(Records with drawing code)
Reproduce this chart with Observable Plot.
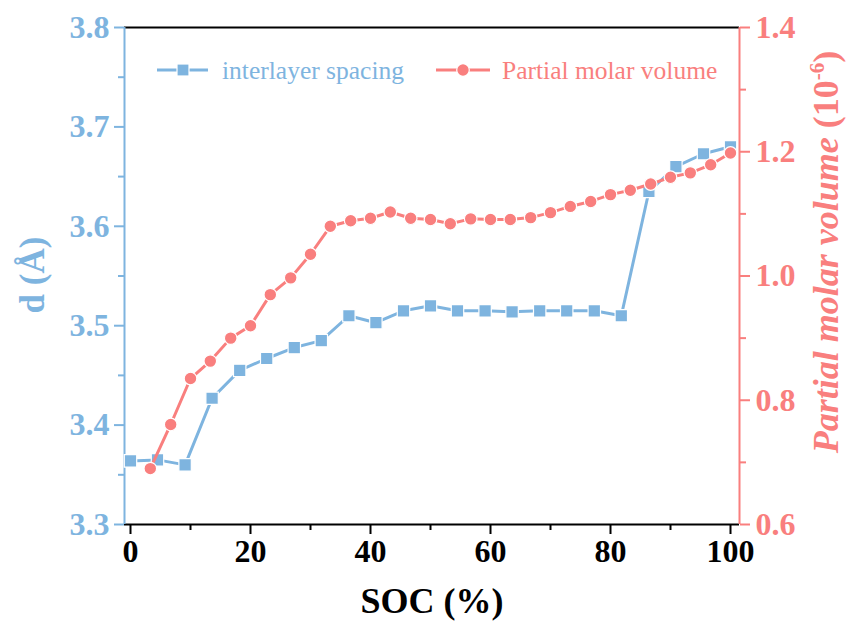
<!DOCTYPE html>
<html>
<head>
<meta charset="utf-8">
<script src="https://cdn.jsdelivr.net/npm/d3@7"></script>
<script src="https://cdn.jsdelivr.net/npm/@observablehq/plot@0.6"></script>
<style>
  html, body { margin: 0; padding: 0; background: #fff; }
  #chart { width: 846px; height: 624px; }
  svg { display: block; }
</style>
</head>
<body>
<div id="chart"></div>
<script>
// ---- data ----
const socD = [0, 4.5, 9.1, 13.6, 18.2, 22.7, 27.3, 31.8, 36.4, 40.9, 45.5, 50, 54.5, 59.1, 63.6, 68.2, 72.7, 77.3, 81.8, 86.4, 90.9, 95.5, 100];
const dValues = [3.364, 3.365, 3.360, 3.427, 3.455, 3.467, 3.478, 3.485, 3.510, 3.503, 3.515, 3.520, 3.515, 3.515, 3.514, 3.515, 3.515, 3.515, 3.510, 3.635, 3.660, 3.673, 3.680];

const socV = [3.3, 6.7, 10, 13.3, 16.7, 20, 23.3, 26.7, 30, 33.3, 36.7, 40, 43.3, 46.7, 50, 53.3, 56.7, 60, 63.3, 66.7, 70, 73.3, 76.7, 80, 83.3, 86.7, 90, 93.3, 96.7, 100];
const pmvValues = [0.690, 0.761, 0.835, 0.863, 0.900, 0.920, 0.970, 0.997, 1.035, 1.080, 1.089, 1.093, 1.103, 1.093, 1.091, 1.084, 1.092, 1.091, 1.091, 1.094, 1.102, 1.112, 1.120, 1.131, 1.138, 1.148, 1.159, 1.166, 1.179, 1.198];

const xMajorTicks = [0, 20, 40, 60, 80, 100];
const xMinorTicks = [10, 30, 50, 70, 90];
const leftMajorTicks = [3.3, 3.4, 3.5, 3.6, 3.7, 3.8];
const leftMinorTicks = [3.35, 3.45, 3.55, 3.65, 3.75];
const rightMajorTicks = [0.6, 0.8, 1.0, 1.2, 1.4];
const rightMinorTicks = [0.7, 0.9, 1.1, 1.3];

const seriesNames = ["interlayer spacing", "Partial molar volume"];

// ---- styling ----
const blue = "#7EB4DF";
const red = "#F97F7E";
const serif = "'Liberation Serif', 'Times New Roman', serif";

// right axis (0.6–1.4) mapped onto left scale (3.3–3.8)
const leftDomain = [3.3, 3.8];
const rightDomain = [0.6, 1.4];
const k = (leftDomain[1] - leftDomain[0]) / (rightDomain[1] - rightDomain[0]);
const toLeft = v => leftDomain[0] + (v - rightDomain[0]) * k;
const toRight = y => rightDomain[0] + (y - leftDomain[0]) / k;

const dData = socD.map((s, i) => ({soc: s, d: dValues[i]}));
const pmvData = socV.map((s, i) => ({soc: s, v: pmvValues[i], y: toLeft(pmvValues[i])}));

const xDomain = [-1, 101.5];

const svg = Plot.plot({
  width: 846,
  height: 624,
  marginLeft: 124,
  marginRight: 107,
  marginTop: 27,
  marginBottom: 100,
  style: {fontFamily: serif, background: "white", overflow: "visible"},
  x: {domain: xDomain},
  y: {domain: leftDomain},
  marks: [
    // frame
    Plot.ruleY([leftDomain[1]], {stroke: "black", strokeWidth: 2}),
    // bottom axis
    Plot.axisX({ticks: xMinorTicks, tickSize: 6, tickFormat: () => "", color: "black", strokeWidth: 2, label: null}),
    Plot.axisX({ticks: xMajorTicks, tickSize: 10, tickPadding: 5, tickFormat: d => String(d),
      color: "black", strokeWidth: 2, fontSize: 32, fontWeight: "bold", fontFamily: serif, label: null}),
    Plot.ruleY([leftDomain[0]], {stroke: "black", strokeWidth: 2}),
    // left axis
    Plot.axisY({ticks: leftMinorTicks, tickSize: 6, tickFormat: () => "", color: blue, strokeWidth: 2, label: null}),
    Plot.axisY({ticks: leftMajorTicks, tickSize: 10, tickPadding: 5, tickFormat: d => d.toFixed(1),
      color: blue, strokeWidth: 2, fontSize: 32, fontWeight: "bold", fontFamily: serif, label: null}),
    Plot.ruleX([xDomain[0]], {stroke: blue, strokeWidth: 2}),
    // right axis
    Plot.axisY({anchor: "right", ticks: rightMinorTicks.map(toLeft), tickSize: 6, tickFormat: () => "", color: red, strokeWidth: 2, label: null}),
    Plot.axisY({anchor: "right", ticks: rightMajorTicks.map(toLeft), tickSize: 10, tickPadding: 6,
      tickFormat: y => toRight(y).toFixed(1),
      color: red, strokeWidth: 2, fontSize: 32, fontWeight: "bold", fontFamily: serif, label: null}),
    Plot.ruleX([xDomain[1]], {stroke: red, strokeWidth: 2}),
    // series
    Plot.line(dData, {x: "soc", y: "d", stroke: blue, strokeWidth: 3}),
    Plot.dot(dData, {x: "soc", y: "d", symbol: "square", r: 7, fill: blue, stroke: "white", strokeWidth: 1.2}),
    Plot.line(pmvData, {x: "soc", y: "y", stroke: red, strokeWidth: 3}),
    Plot.dot(pmvData, {x: "soc", y: "y", r: 6.3, fill: red, stroke: "white", strokeWidth: 1.2})
  ]
});

const s = d3.select(svg);

// x title
s.append("text")
  .attr("x", 432).attr("y", 613)
  .attr("text-anchor", "middle")
  .attr("font-family", serif).attr("font-size", 36).attr("font-weight", "bold")
  .attr("fill", "black")
  .text("SOC (%)");

// left title
s.append("text")
  .attr("transform", "translate(44,275) rotate(-90)")
  .attr("text-anchor", "middle")
  .attr("font-family", serif).attr("font-size", 35).attr("font-weight", "bold")
  .attr("fill", blue)
  .text("d (Å)");

// right title
const rt = s.append("text")
  .attr("transform", "translate(838,252) rotate(-90)")
  .attr("text-anchor", "middle")
  .attr("font-family", serif).attr("font-size", 36).attr("font-weight", "bold")
  .attr("fill", red);
rt.append("tspan").attr("font-style", "italic").text("Partial molar volume ");
rt.append("tspan").text("(10");
rt.append("tspan").attr("font-size", 21).attr("dy", -14).text("-6");
rt.append("tspan").attr("dy", 14).text(")");

// legend
const legend = s.append("g");
const items = [
  {name: seriesNames[0], color: blue, x0: 157, x1: 208, mx: 183, tx: 222, sym: "square"},
  {name: seriesNames[1], color: red, x0: 436, x1: 490, mx: 463, tx: 502, sym: "circle"}
];
items.forEach(it => {
  legend.append("line").attr("x1", it.x0).attr("x2", it.x1).attr("y1", 70).attr("y2", 70)
    .attr("stroke", it.color).attr("stroke-width", 3);
  if (it.sym === "square") {
    legend.append("rect").attr("x", it.mx - 6).attr("y", 64).attr("width", 12).attr("height", 12)
      .attr("fill", it.color).attr("stroke", "white").attr("stroke-width", 1.2);
  } else {
    legend.append("circle").attr("cx", it.mx).attr("cy", 70).attr("r", 6.3)
      .attr("fill", it.color).attr("stroke", "white").attr("stroke-width", 1.2);
  }
  legend.append("text").attr("x", it.tx).attr("y", 79)
    .attr("text-anchor", "start")
    .attr("font-family", serif).attr("font-size", 25.5).attr("fill", it.color)
    .text(it.name);
});

document.getElementById("chart").appendChild(svg);
</script>
</body>
</html>
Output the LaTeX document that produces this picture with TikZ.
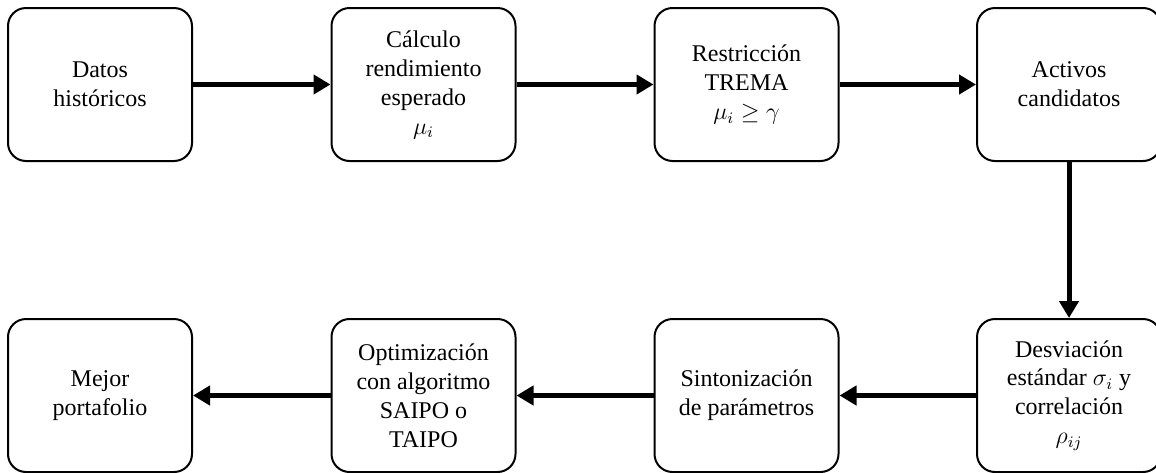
\documentclass[tikz,border=0pt]{standalone}
\usepackage{amsmath}
\usepackage{amssymb}
\usepackage{fontspec}
\setmainfont{Liberation Serif}
\usetikzlibrary{arrows.meta,positioning}

\begin{document}
\begin{tikzpicture}[x=0.5pt,y=-0.5pt,
  paso/.style={draw, line width=1pt, rounded corners=9pt, minimum width=92pt,
    minimum height=76.5pt, inner sep=0pt, align=center,
    font=\fontsize{12}{14.5}\selectfont},
  flecha/.style={line width=2.5pt, -{Triangle[length=8.5pt,width=9.5pt]}}]
\useasboundingbox (0,0) rectangle (1156,472);
\clip (0,0) rectangle (1156,472);
% fila superior
\node[paso] (D1) at (100,84.5) {Datos\\históricos};
\node[paso] (D2) at (423.5,84.5) {Cálculo\\rendimiento\\esperado\\$\mu_i$};
\node[paso] (D3) at (746.5,84.5) {Restricción\\TREMA\\$\mu_i \geq \gamma$};
\node[paso] (D4) at (1069,84.5) {Activos\\candidatos};
% fila inferior
\node[paso] (D5) at (1069,395.5) {Desviación\\estándar $\sigma_i$ y\\correlación\\$\rho_{ij}$};
\node[paso] (D6) at (746.5,395.5) {Sintonización\\de parámetros};
\node[paso] (D7) at (423.5,395.5) {Optimización\\con algoritmo\\SAIPO o\\TAIPO};
\node[paso] (D8) at (100,395.5) {Mejor\\portafolio};
% flechas
\draw[flecha] (D1) -- (D2);
\draw[flecha] (D2) -- (D3);
\draw[flecha] (D3) -- (D4);
\draw[flecha] (D4) -- (D5);
\draw[flecha] (D5) -- (D6);
\draw[flecha] (D6) -- (D7);
\draw[flecha] (D7) -- (D8);
\end{tikzpicture}
\end{document}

▶ Task requirements:
Only the lines from the one containing "Output the LaTeX" through the last line of the records above should be repeated, exactly and without pictures.

▶ Written answer:
Output the LaTeX document that produces this picture with TikZ.
\documentclass[tikz,border=0pt]{standalone}
\usepackage{amsmath}
\usepackage{amssymb}
\usepackage{fontspec}
\setmainfont{Liberation Serif}
\usetikzlibrary{arrows.meta,positioning}

\begin{document}
\begin{tikzpicture}[x=0.5pt,y=-0.5pt,
  paso/.style={draw, line width=1pt, rounded corners=9pt, minimum width=92pt,
    minimum height=76.5pt, inner sep=0pt, align=center,
    font=\fontsize{12}{14.5}\selectfont},
  flecha/.style={line width=2.5pt, -{Triangle[length=8.5pt,width=9.5pt]}}]
\useasboundingbox (0,0) rectangle (1156,472);
\clip (0,0) rectangle (1156,472);
% fila superior
\node[paso] (D1) at (100,84.5) {Datos\\históricos};
\node[paso] (D2) at (423.5,84.5) {Cálculo\\rendimiento\\esperado\\$\mu_i$};
\node[paso] (D3) at (746.5,84.5) {Restricción\\TREMA\\$\mu_i \geq \gamma$};
\node[paso] (D4) at (1069,84.5) {Activos\\candidatos};
% fila inferior
\node[paso] (D5) at (1069,395.5) {Desviación\\estándar $\sigma_i$ y\\correlación\\$\rho_{ij}$};
\node[paso] (D6) at (746.5,395.5) {Sintonización\\de parámetros};
\node[paso] (D7) at (423.5,395.5) {Optimización\\con algoritmo\\SAIPO o\\TAIPO};
\node[paso] (D8) at (100,395.5) {Mejor\\portafolio};
% flechas
\draw[flecha] (D1) -- (D2);
\draw[flecha] (D2) -- (D3);
\draw[flecha] (D3) -- (D4);
\draw[flecha] (D4) -- (D5);
\draw[flecha] (D5) -- (D6);
\draw[flecha] (D6) -- (D7);
\draw[flecha] (D7) -- (D8);
\end{tikzpicture}
\end{document}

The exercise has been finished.